Peter Bradshaw 

The 8th review – the stirring story behind Ireland’s pro-choice triumph

Passion, resolve and canny campaigning are on full show in this energising doc about the landmark 2018 abortion vote
  
  

The 8th
Milestone moment … The 8th Photograph: Publicity image

Two years after the UK’s remainer liberals lost the EU referendum, Irish campaigners fighting to repeal the constitution’s eighth amendment forbidding abortion showed them how you win this kind of vote: with real passion, real vision and real determination not to take anything for granted. In 2018, Ireland’s pro-choice voters won the referendum handsomely – 66% on a 64% turnout – an inspiring story told in this spirited documentary by Aideen Kane, Lucy Kennedy and Maeve O’Boyle.

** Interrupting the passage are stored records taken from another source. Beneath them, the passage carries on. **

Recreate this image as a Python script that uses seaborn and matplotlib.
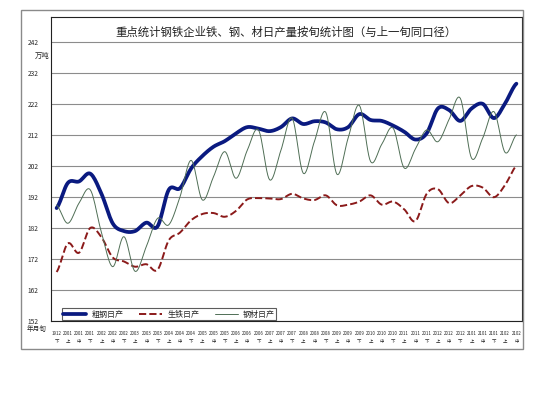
import numpy as np
import pandas as pd
import matplotlib
matplotlib.use('Agg')
import matplotlib.pyplot as plt
import seaborn as sns
from matplotlib.patches import Rectangle

# 旬 labels (year-month code + 上/中/下)
periods = ['1912', '2001', '2001', '2001', '2002', '2002', '2002', '2003', '2003', '2003',
           '2004', '2004', '2004', '2005', '2005', '2005', '2006', '2006', '2006', '2007',
           '2007', '2007', '2008', '2008', '2008', '2009', '2009', '2009', '2010', '2010',
           '2010', '2011', '2011', '2011', '2012', '2012', '2012', '2101', '2101', '2101',
           '2102', '2102']
xun = ['下', '上', '中', '下', '上', '中', '下', '上', '中', '下',
       '上', '中', '下', '上', '中', '下', '上', '中', '下', '上',
       '中', '下', '上', '中', '下', '上', '中', '下', '上', '中',
       '下', '上', '中', '下', '上', '中', '下', '上', '中', '下',
       '上', '中']

crude_steel = [188.4, 196.5, 197.0, 199.5, 193.0, 183.5, 181.0, 181.0, 183.7, 182.5,
               194.3, 194.8, 201.2, 205.2, 208.2, 210.0, 212.5, 214.5, 214.0, 213.2,
               214.5, 217.3, 215.5, 216.4, 216.0, 213.8, 214.5, 218.7, 216.8, 216.5,
               215.0, 213.0, 210.5, 212.5, 220.5, 220.0, 216.5, 220.5, 222.0, 217.4,
               222.2, 228.5]
pig_iron = [167.8, 177.0, 174.0, 182.0, 179.0, 172.5, 171.2, 169.5, 170.3, 168.5,
            178.0, 180.5, 184.5, 186.5, 186.8, 185.6, 187.5, 191.2, 191.6, 191.5,
            191.3, 193.0, 191.5, 191.0, 192.5, 189.3, 189.5, 190.5, 192.5, 189.5,
            190.5, 188.0, 184.2, 193.0, 194.5, 190.0, 192.5, 195.5, 195.0, 191.9,
            195.9, 202.0]
steel_products = [189.4, 183.5, 190.0, 194.3, 180.5, 169.5, 179.2, 168.0, 176.0, 185.1,
                  183.0, 192.0, 203.8, 191.0, 198.6, 206.6, 198.0, 207.0, 213.6, 197.5,
                  207.0, 217.4, 199.6, 210.0, 219.3, 199.3, 211.0, 221.5, 203.4, 209.0,
                  214.2, 201.3, 207.5, 213.6, 209.8, 217.0, 223.8, 204.5, 211.0, 219.5,
                  206.3, 212.0]


def smooth(values, steps=12):
    # Excel-style smoothed line (Catmull-Rom) for drawing only
    y = np.asarray(values, dtype=float)
    p = np.concatenate([[y[0]], y, [y[-1]]])
    t = np.linspace(0, 1, steps, endpoint=False)
    xs, ys = [], []
    for i in range(len(y) - 1):
        p0, p1, p2, p3 = p[i], p[i + 1], p[i + 2], p[i + 3]
        seg = 0.5 * (2 * p1 + (-p0 + p2) * t + (2 * p0 - 5 * p1 + 4 * p2 - p3) * t ** 2
                     + (-p0 + 3 * p1 - 3 * p2 + p3) * t ** 3)
        xs.append(i + t)
        ys.append(seg)
    xs.append([len(y) - 1])
    ys.append([y[-1]])
    return np.concatenate(xs), np.concatenate(ys)


sns.set_style('white')
plt.rcParams['font.family'] = ['Noto Sans CJK SC', 'DejaVu Sans']

fig = plt.figure(figsize=(5.43, 4.08), dpi=100)
ax = fig.add_axes([51 / 543, 1 - 321 / 408, 471 / 543, 304 / 408])

series = [('粗钢日产', crude_steel, '#0a1a80', '-', 2.7),
          ('生铁日产', pig_iron, '#8b1a1a', '--', 1.4),
          ('钢材日产', steel_products, '#4f6e55', '-', 0.7)]
for name, vals, color, ls, lw in series:
    sx, sy = smooth(vals)
    df = pd.DataFrame({'x': sx, 'y': sy})
    sns.lineplot(data=df, x='x', y='y', ax=ax, color=color, linestyle=ls, lw=lw,
                 label=name, sort=False, estimator=None)

ax.set_xlim(-0.5, len(periods) - 0.5)
ax.set_ylim(152, 250)
ax.set_yticks(np.arange(152, 243, 10))
ax.tick_params(axis='y', length=0, labelsize=4.8, pad=9)
ax.set_xticks(range(len(periods)))
ax.set_xticklabels([f'{p}\n{x}' for p, x in zip(periods, xun)], fontsize=3.2,
                   linespacing=1.9)
ax.set_xticks(np.arange(-0.5, len(periods), 1), minor=True)
ax.tick_params(axis='x', which='major', length=0, pad=7)
ax.tick_params(axis='x', which='minor', length=3, width=0.5, direction='out')
ax.yaxis.grid(True, color='#8c8c8c', lw=0.8)
ax.set_axisbelow(True)
ax.set_xlabel('')
ax.set_ylabel('')
for s in ax.spines.values():
    s.set_color('#222222')
    s.set_linewidth(0.8)

ax.text(0.5, 0.951, '重点统计钢铁企业铁、钢、材日产量按旬统计图（与上一旬同口径）',
        transform=ax.transAxes, ha='center', va='center', fontsize=8.2, color='#222222')

leg = ax.legend(loc='lower left', bbox_to_anchor=(0.023, 0.004, 0.455, 0.04),
                mode='expand', ncol=3, fontsize=5.8, frameon=True, fancybox=False,
                handlelength=2.9, handletextpad=0.6, columnspacing=0.9,
                borderpad=0.15, borderaxespad=0)
leg.get_frame().set_edgecolor('#333333')
leg.get_frame().set_linewidth(0.8)

fig.text(50 / 543, 1 - 56 / 408, '万吨', ha='right', va='center', fontsize=5.3)
fig.text(27 / 543, 1 - 329 / 408, '年月旬', ha='left', va='center', fontsize=4.8)
fig.patches.append(Rectangle((21 / 543, 1 - 349 / 408), 502 / 543, 339 / 408,
                             transform=fig.transFigure, fill=False,
                             edgecolor='#8a8a8a', lw=1.0))

fig.savefig('out.png', dpi=100, facecolor='white')
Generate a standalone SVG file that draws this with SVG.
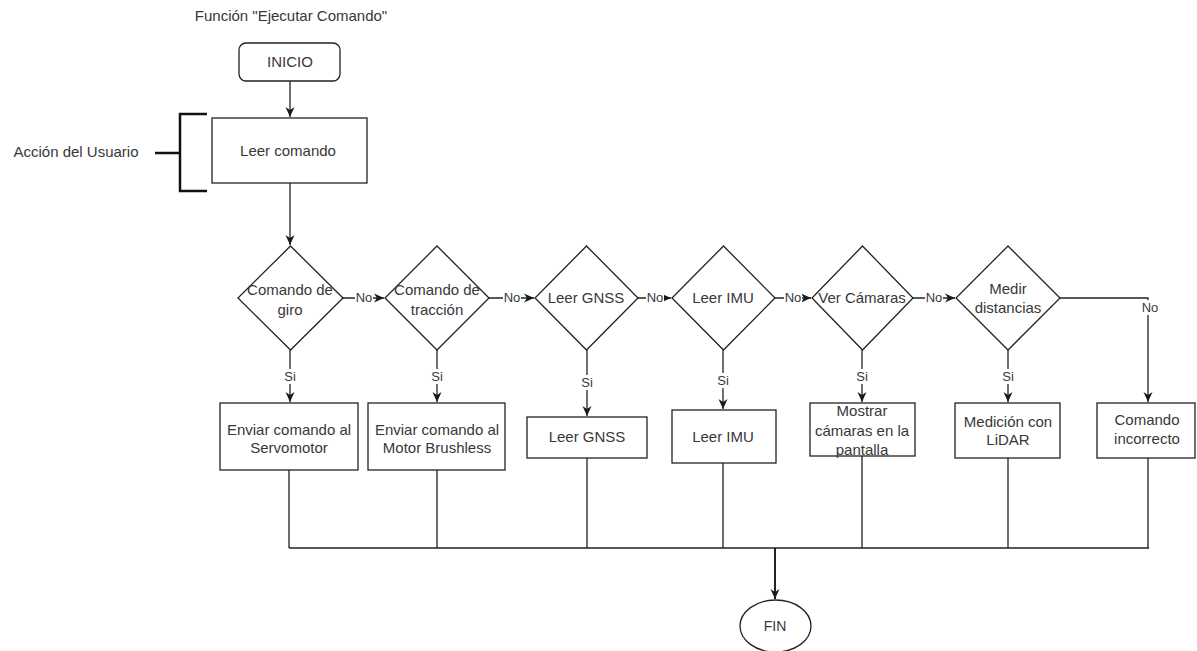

So many of Ireland’s women, particularly its young women, were infuriated by the years of being told that their experiences, their health and their safety were quite irrelevant compared with those scruples declaimed by thin-lipped reactionaries of church and state. What galvanised the campaign was the horrific story of Savita Halappanavar, the Indian woman who in 2012 died in University Hospital Galway after a septic miscarriage because a termination was not permitted; the pure shame of that event energised the movement.

The abortion issue is unique, in secular political terms, for the absolute impossibility of dialogue between the two sides, and in fact the pro-choice activists in this film conform to their side’s traditional unwillingness to spell out their baseline beliefs: the foetus does not become fully eligible for human rights until it is a separate entity and has left the mother’s body. Anti-abortionists believe, on the contrary, that this happens on conception, in the womb. It is a fundamentalist belief that in Ireland has traditionally won the day.

But pro-choice women were sick of being lectured and sorrowingly told they were the useful idiots of evil – particularly as this political stance came as part and parcel of a general contempt for women’s rights, of which the Magdalene laundries scandal was another grisly part.

Pro-choice activists won with a campaign that declined to go negative, and, indeed, may have benefited from the attraction of its exuberant “Yes” motif. Now they face decades of vigilance to defend their gains.

  • The 8th is released on 25 May in cinemas and on digital platforms.